**Direction**
Please print the full listing exactly.

**Dataset extract**
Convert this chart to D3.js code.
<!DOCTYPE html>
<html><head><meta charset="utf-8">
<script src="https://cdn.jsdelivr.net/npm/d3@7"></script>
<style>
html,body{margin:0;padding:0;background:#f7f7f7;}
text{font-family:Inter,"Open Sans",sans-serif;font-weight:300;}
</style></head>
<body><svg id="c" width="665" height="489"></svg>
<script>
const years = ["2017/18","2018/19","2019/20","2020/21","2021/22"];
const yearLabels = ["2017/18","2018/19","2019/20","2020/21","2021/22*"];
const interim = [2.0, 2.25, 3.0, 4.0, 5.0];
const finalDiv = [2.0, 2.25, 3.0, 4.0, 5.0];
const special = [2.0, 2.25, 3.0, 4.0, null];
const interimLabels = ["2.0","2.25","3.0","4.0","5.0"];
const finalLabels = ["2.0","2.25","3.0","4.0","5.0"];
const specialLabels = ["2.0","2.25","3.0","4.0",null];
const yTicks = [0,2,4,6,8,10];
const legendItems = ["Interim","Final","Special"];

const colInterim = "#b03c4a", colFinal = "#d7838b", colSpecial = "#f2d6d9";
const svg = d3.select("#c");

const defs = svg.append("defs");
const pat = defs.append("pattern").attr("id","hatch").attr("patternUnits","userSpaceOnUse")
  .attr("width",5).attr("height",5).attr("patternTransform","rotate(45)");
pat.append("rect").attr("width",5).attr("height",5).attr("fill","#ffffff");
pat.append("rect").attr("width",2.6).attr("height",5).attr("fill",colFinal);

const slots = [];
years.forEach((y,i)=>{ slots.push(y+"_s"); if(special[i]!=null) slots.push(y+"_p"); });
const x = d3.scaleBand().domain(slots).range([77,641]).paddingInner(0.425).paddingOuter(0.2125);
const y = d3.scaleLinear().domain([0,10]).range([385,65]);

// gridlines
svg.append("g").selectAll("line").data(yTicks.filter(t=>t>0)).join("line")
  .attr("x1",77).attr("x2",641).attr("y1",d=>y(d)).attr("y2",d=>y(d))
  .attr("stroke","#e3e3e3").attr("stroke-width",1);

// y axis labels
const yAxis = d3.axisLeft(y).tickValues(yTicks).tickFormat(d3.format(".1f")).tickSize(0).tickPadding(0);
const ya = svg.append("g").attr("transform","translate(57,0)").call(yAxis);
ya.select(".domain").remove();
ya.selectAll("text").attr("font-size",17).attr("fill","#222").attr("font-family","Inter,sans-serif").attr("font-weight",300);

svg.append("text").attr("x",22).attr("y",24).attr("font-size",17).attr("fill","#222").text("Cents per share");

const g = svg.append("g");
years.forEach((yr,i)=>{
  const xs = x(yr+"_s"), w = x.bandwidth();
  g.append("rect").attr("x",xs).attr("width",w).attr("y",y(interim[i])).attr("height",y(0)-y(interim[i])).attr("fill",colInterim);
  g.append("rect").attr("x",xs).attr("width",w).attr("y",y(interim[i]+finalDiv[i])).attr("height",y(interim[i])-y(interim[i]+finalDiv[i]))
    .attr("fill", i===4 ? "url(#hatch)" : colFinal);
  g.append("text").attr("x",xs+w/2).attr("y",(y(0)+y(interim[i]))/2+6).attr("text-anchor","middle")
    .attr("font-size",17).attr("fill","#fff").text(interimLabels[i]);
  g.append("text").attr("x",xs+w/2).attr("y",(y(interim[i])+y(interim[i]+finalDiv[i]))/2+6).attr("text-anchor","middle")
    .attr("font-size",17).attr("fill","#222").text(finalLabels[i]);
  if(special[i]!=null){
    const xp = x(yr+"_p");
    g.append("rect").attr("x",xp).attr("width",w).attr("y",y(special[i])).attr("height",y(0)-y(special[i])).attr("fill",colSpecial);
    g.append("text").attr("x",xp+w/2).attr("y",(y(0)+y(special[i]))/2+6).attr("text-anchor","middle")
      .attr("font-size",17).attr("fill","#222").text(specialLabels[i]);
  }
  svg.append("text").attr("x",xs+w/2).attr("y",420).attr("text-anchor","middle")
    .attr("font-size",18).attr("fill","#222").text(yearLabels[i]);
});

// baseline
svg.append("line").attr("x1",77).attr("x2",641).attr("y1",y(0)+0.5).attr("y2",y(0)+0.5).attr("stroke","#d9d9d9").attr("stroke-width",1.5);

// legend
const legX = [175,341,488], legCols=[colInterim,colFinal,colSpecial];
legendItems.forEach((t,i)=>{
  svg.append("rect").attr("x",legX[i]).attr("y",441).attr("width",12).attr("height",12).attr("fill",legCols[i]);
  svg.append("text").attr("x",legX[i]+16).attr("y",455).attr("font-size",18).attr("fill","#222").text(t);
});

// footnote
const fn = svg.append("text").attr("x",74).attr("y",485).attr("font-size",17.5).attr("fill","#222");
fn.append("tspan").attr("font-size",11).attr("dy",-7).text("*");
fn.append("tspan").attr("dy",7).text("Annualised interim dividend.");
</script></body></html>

**Result of this exercise**
Convert this chart to D3.js code.
<!DOCTYPE html>
<html><head><meta charset="utf-8">
<script src="https://cdn.jsdelivr.net/npm/d3@7"></script>
<style>
html,body{margin:0;padding:0;background:#f7f7f7;}
text{font-family:Inter,"Open Sans",sans-serif;font-weight:300;}
</style></head>
<body><svg id="c" width="665" height="489"></svg>
<script>
const years = ["2017/18","2018/19","2019/20","2020/21","2021/22"];
const yearLabels = ["2017/18","2018/19","2019/20","2020/21","2021/22*"];
const interim = [2.0, 2.25, 3.0, 4.0, 5.0];
const finalDiv = [2.0, 2.25, 3.0, 4.0, 5.0];
const special = [2.0, 2.25, 3.0, 4.0, null];
const interimLabels = ["2.0","2.25","3.0","4.0","5.0"];
const finalLabels = ["2.0","2.25","3.0","4.0","5.0"];
const specialLabels = ["2.0","2.25","3.0","4.0",null];
const yTicks = [0,2,4,6,8,10];
const legendItems = ["Interim","Final","Special"];

const colInterim = "#b03c4a", colFinal = "#d7838b", colSpecial = "#f2d6d9";
const svg = d3.select("#c");

const defs = svg.append("defs");
const pat = defs.append("pattern").attr("id","hatch").attr("patternUnits","userSpaceOnUse")
  .attr("width",5).attr("height",5).attr("patternTransform","rotate(45)");
pat.append("rect").attr("width",5).attr("height",5).attr("fill","#ffffff");
pat.append("rect").attr("width",2.6).attr("height",5).attr("fill",colFinal);

const slots = [];
years.forEach((y,i)=>{ slots.push(y+"_s"); if(special[i]!=null) slots.push(y+"_p"); });
const x = d3.scaleBand().domain(slots).range([77,641]).paddingInner(0.425).paddingOuter(0.2125);
const y = d3.scaleLinear().domain([0,10]).range([385,65]);

// gridlines
svg.append("g").selectAll("line").data(yTicks.filter(t=>t>0)).join("line")
  .attr("x1",77).attr("x2",641).attr("y1",d=>y(d)).attr("y2",d=>y(d))
  .attr("stroke","#e3e3e3").attr("stroke-width",1);

// y axis labels
const yAxis = d3.axisLeft(y).tickValues(yTicks).tickFormat(d3.format(".1f")).tickSize(0).tickPadding(0);
const ya = svg.append("g").attr("transform","translate(57,0)").call(yAxis);
ya.select(".domain").remove();
ya.selectAll("text").attr("font-size",17).attr("fill","#222").attr("font-family","Inter,sans-serif").attr("font-weight",300);

svg.append("text").attr("x",22).attr("y",24).attr("font-size",17).attr("fill","#222").text("Cents per share");

const g = svg.append("g");
years.forEach((yr,i)=>{
  const xs = x(yr+"_s"), w = x.bandwidth();
  g.append("rect").attr("x",xs).attr("width",w).attr("y",y(interim[i])).attr("height",y(0)-y(interim[i])).attr("fill",colInterim);
  g.append("rect").attr("x",xs).attr("width",w).attr("y",y(interim[i]+finalDiv[i])).attr("height",y(interim[i])-y(interim[i]+finalDiv[i]))
    .attr("fill", i===4 ? "url(#hatch)" : colFinal);
  g.append("text").attr("x",xs+w/2).attr("y",(y(0)+y(interim[i]))/2+6).attr("text-anchor","middle")
    .attr("font-size",17).attr("fill","#fff").text(interimLabels[i]);
  g.append("text").attr("x",xs+w/2).attr("y",(y(interim[i])+y(interim[i]+finalDiv[i]))/2+6).attr("text-anchor","middle")
    .attr("font-size",17).attr("fill","#222").text(finalLabels[i]);
  if(special[i]!=null){
    const xp = x(yr+"_p");
    g.append("rect").attr("x",xp).attr("width",w).attr("y",y(special[i])).attr("height",y(0)-y(special[i])).attr("fill",colSpecial);
    g.append("text").attr("x",xp+w/2).attr("y",(y(0)+y(special[i]))/2+6).attr("text-anchor","middle")
      .attr("font-size",17).attr("fill","#222").text(specialLabels[i]);
  }
  svg.append("text").attr("x",xs+w/2).attr("y",420).attr("text-anchor","middle")
    .attr("font-size",18).attr("fill","#222").text(yearLabels[i]);
});

// baseline
svg.append("line").attr("x1",77).attr("x2",641).attr("y1",y(0)+0.5).attr("y2",y(0)+0.5).attr("stroke","#d9d9d9").attr("stroke-width",1.5);

// legend
const legX = [175,341,488], legCols=[colInterim,colFinal,colSpecial];
legendItems.forEach((t,i)=>{
  svg.append("rect").attr("x",legX[i]).attr("y",441).attr("width",12).attr("height",12).attr("fill",legCols[i]);
  svg.append("text").attr("x",legX[i]+16).attr("y",455).attr("font-size",18).attr("fill","#222").text(t);
});

// footnote
const fn = svg.append("text").attr("x",74).attr("y",485).attr("font-size",17.5).attr("fill","#222");
fn.append("tspan").attr("font-size",11).attr("dy",-7).text("*");
fn.append("tspan").attr("dy",7).text("Annualised interim dividend.");
</script></body></html>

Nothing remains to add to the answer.